Tuesday, January 30, 2024

THE CAT'S PAJAMAS XLVII
Tad Tuleja

A collection of the (mostly) true origins of familiar phrases

FOOT IN YOUR MOUTH

In China before the British invasions of the 19th century, the person of the Emperor was considered so sacred that his subjects could not even audibly refer to his physical being without incurring penalties. One of these penalties was the public penance known as "as tactless as a newborn baby." The person who was so rash as to imply that the Emperor had a corporeal as well as spiritual presence (perhaps by uttering some innocent comment about how well he looked that day) would be taken by armed guards to a central square, stripped of all his clothing except a diaper-like loin cloth, and have one of his feet yanked upward and forced into his mouth. There it would be tied for several hours as a lesson in civic education.

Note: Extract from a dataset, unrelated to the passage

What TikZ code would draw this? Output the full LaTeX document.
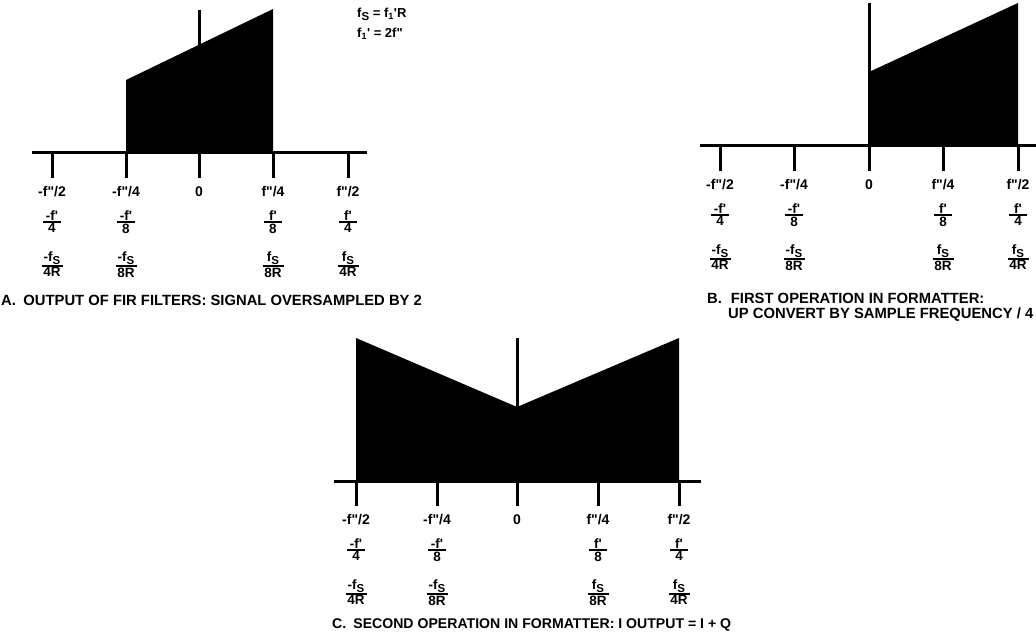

The British soldiers who witnessed this punishment in the 1850's probably did not understand its cruel logic. As the Chinese term for the practice makes clear, the intent of the penalty was to demonstrate the "true" - that is, infantile - nature of the offender by putting him into a physical position that usually only infants can achieve. The British did understand that it was the punishment for transgressing the Chinese laws governing conversation, and so they quite correctly brought the expression foot in one's mouth back to England as a metaphor for conversational blunders.